From the listing, collect all lines containing the word "that".
** begin RECORD EXCERPTS **
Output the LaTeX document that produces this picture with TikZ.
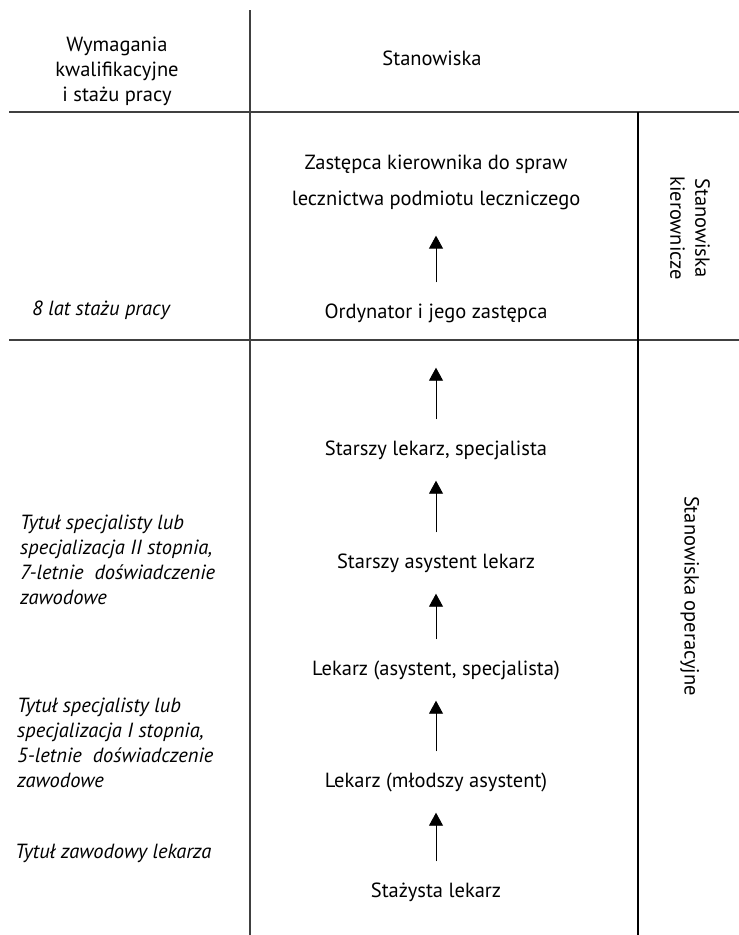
\documentclass[tikz,border=0pt]{standalone}
\usepackage{fontspec}
\setmainfont{PT Sans}
\usetikzlibrary{arrows.meta}

\begin{document}
\begin{tikzpicture}[x=1pt,y=-1pt]
    \tikzstyle{linia}=[line width=1.3pt,black!75]
    \tikzstyle{stan}=[inner sep=0pt,text height=16pt,text depth=5pt,
        align=center,font=\fontsize{20.5}{36}\selectfont]
    \tikzstyle{wym}=[inner sep=0pt,anchor=west,align=left,
        font=\fontsize{20.5}{25}\selectfont\itshape]
    \tikzstyle{krok}=[-{Triangle[length=13pt,width=14pt]},line width=0.9pt,
        shorten <=20pt,shorten >=20pt]
    \useasboundingbox (0,0) rectangle (739,935);
    % Table lines
    \draw[linia] (250,10) -- (250,935);
    \draw[linia] (9,112) -- (739,112);
    \draw[linia] (9,340) -- (739,340);
    \draw[linia,black] (638,112) -- (638,935);
    % Header
    \node[stan,text height=,text depth=,font=\fontsize{20.5}{25}\selectfont] (wymag) at (117,71)
        {Wymagania\\kwalifikacyjne\\i stażu pracy};
    \node[stan] (stanow) at (432,60) {Stanowiska};
    % Side labels
    \node[stan,rotate=-90,text height=,text depth=,font=\fontsize{20.5}{25}\selectfont] (kier) at (690,228)
        {Stanowiska\\kierownicze};
    \node[stan,rotate=-90] (oper) at (690,596) {Stanowiska operacyjne};
    % Positions
    \node[stan,text height=,text depth=] (zast) at (436,182) {Zastępca kierownika do spraw\\lecznictwa podmiotu leczniczego};
    \node[stan] (ordy) at (436,313) {Ordynator i jego zastępca};
    \node[stan] (slek) at (436,450) {Starszy lekarz, specjalista};
    \node[stan] (sasys) at (436,563) {Starszy asystent lekarz};
    \node[stan] (asys) at (436,670) {Lekarz (asystent, specjalista)};
    \node[stan] (mlod) at (436,782) {Lekarz (młodszy asystent)};
    \node[stan] (staz) at (436,892) {Stażysta lekarz};
    % Requirements
    \node[wym] (lat8) at (32,310) {8 lat stażu pracy};
    \node[wym] (spec2) at (20,560) {Tytuł specjalisty lub\\specjalizacja II stopnia,\\7-letnie~ doświadczenie\\zawodowe};
    \node[wym] (spec1) at (17,743) {Tytuł specjalisty lub\\specjalizacja I stopnia,\\5-letnie~ doświadczenie\\zawodowe};
    \node[wym] (tytul) at (15,853) {Tytuł zawodowy lekarza};
    % Arrows
    \foreach \a/\b in {staz/mlod,mlod/asys,asys/sasys,sasys/slek}
        \draw[krok] (\a) -- (\b);
    \draw[krok,shorten >=44pt] (slek) -- (ordy);
    \draw[krok,shorten >=26pt] (ordy) -- (zast);
\end{tikzpicture}
\end{document}
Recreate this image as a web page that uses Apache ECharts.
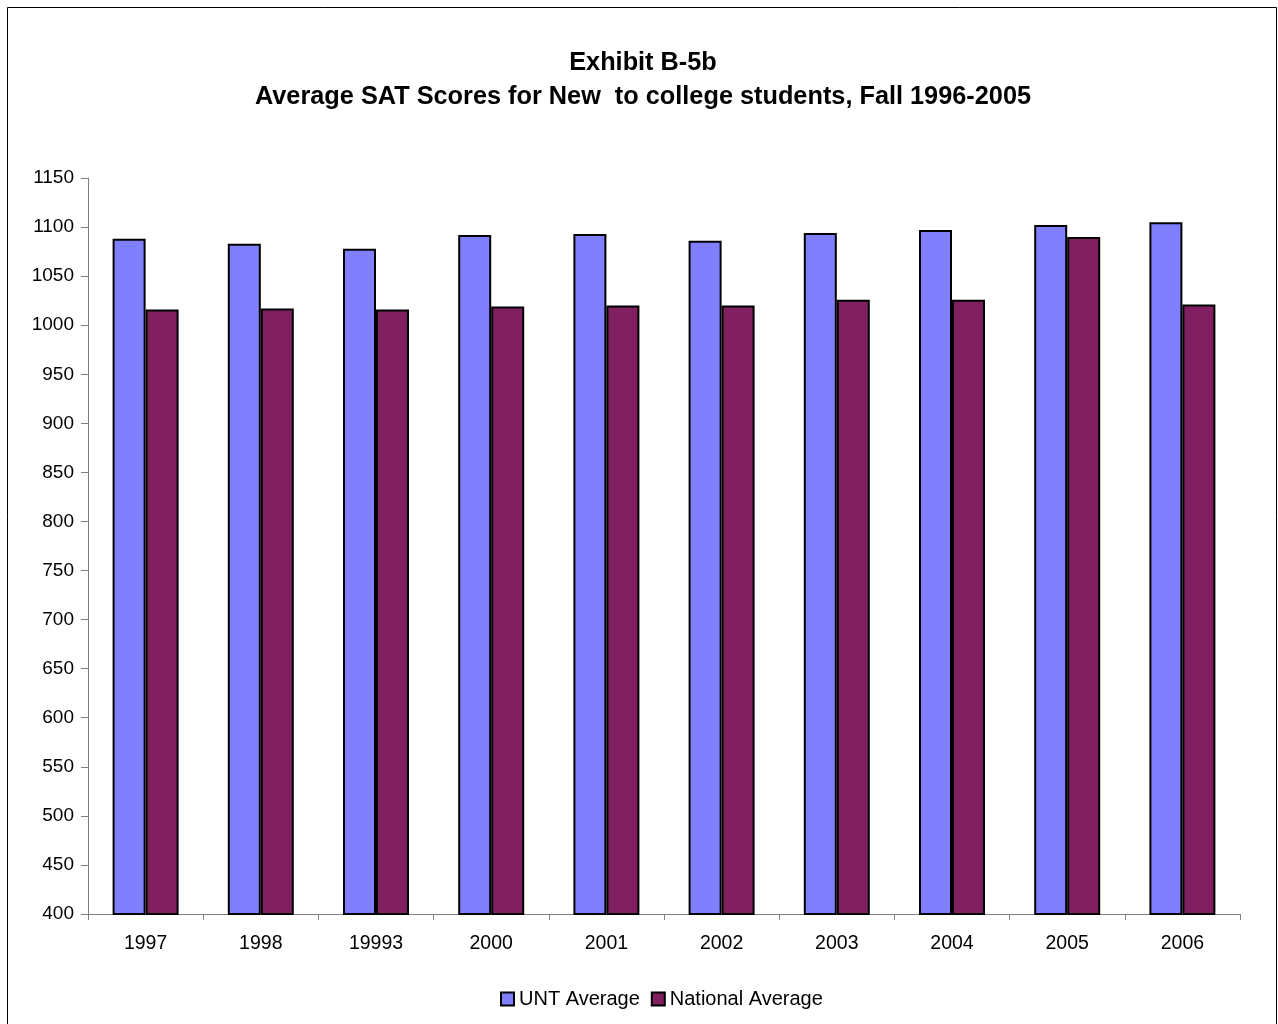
<!DOCTYPE html>
<html>
<head>
<meta charset="utf-8">
<script src="https://cdn.jsdelivr.net/npm/echarts@6/dist/echarts.min.js"></script>
<style>html,body{margin:0;padding:0;background:#fff;}#c{width:1278px;height:1024px;}</style>
</head>
<body>
<div id="c"></div>
<script>
var categories = ['1997', '1998', '19993', '2000', '2001', '2002', '2003', '2004', '2005', '2006'];
var untAverage = [1088, 1083, 1078, 1092, 1093, 1086, 1094, 1097, 1102, 1105];
var nationalAverage = [1016, 1017, 1016, 1019, 1020, 1020, 1026, 1026, 1090, 1021];
var titleLines = ['Exhibit B-5b', 'Average SAT Scores for New  to college students, Fall 1996-2005'];

var chart = echarts.init(document.getElementById('c'), null, {renderer: 'canvas'});
var font = 'Liberation Sans, Arial, sans-serif';
chart.setOption({
  backgroundColor: '#ffffff',
  animation: false,
  graphic: [{
    type: 'rect', silent: true, z: 100,
    shape: {x: 7.5, y: 7.5, width: 1269, height: 1040},
    style: {fill: 'none', stroke: '#000', lineWidth: 1}
  }],
  title: {
    text: titleLines.join('\n'),
    left: 638, top: 41,
    textAlign: 'center',
    textStyle: {fontFamily: font, fontSize: 25.3, fontWeight: 'bold', color: '#000', lineHeight: 34, align: 'center'}
  },
  legend: {
    left: 495, top: 984,
    itemWidth: 13, itemHeight: 13, itemGap: 11,
    icon: 'rect',
    textStyle: {fontFamily: font, fontSize: 20, color: '#000'},
    data: ['UNT Average', 'National Average']
  },
  grid: {left: 88, right: 38, top: 178, bottom: 110, containLabel: false},
  xAxis: {
    type: 'category', data: categories,
    axisLine: {lineStyle: {color: '#808080', width: 1}},
    axisTick: {show: true, length: 6, lineStyle: {color: '#808080'}},
    axisLabel: {fontFamily: font, fontSize: 19.5, color: '#000', margin: 20},
    splitLine: {show: false}
  },
  yAxis: {
    type: 'value', min: 400, max: 1150, interval: 50,
    axisLine: {show: true, lineStyle: {color: '#808080', width: 1}},
    axisTick: {show: true, length: 7, lineStyle: {color: '#808080'}},
    axisLabel: {fontFamily: font, fontSize: 19, color: '#000', margin: 14,
      formatter: function (v) { return String(v); }},
    splitLine: {show: false}
  },
  series: [{
    name: 'UNT Average', type: 'bar', data: untAverage,
    barWidth: 33, barGap: '0%',
    itemStyle: {color: '#8080FF', borderColor: '#000', borderWidth: 2}
  }, {
    name: 'National Average', type: 'bar', data: nationalAverage,
    barWidth: 33, barGap: '0%',
    itemStyle: {color: '#802060', borderColor: '#000', borderWidth: 2}
  }]
});
</script>
</body>
</html>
** end RECORD EXCERPTS **
FULL SOLUTION
Output the LaTeX document that produces this picture with TikZ.
Recreate this image as a web page that uses Apache ECharts.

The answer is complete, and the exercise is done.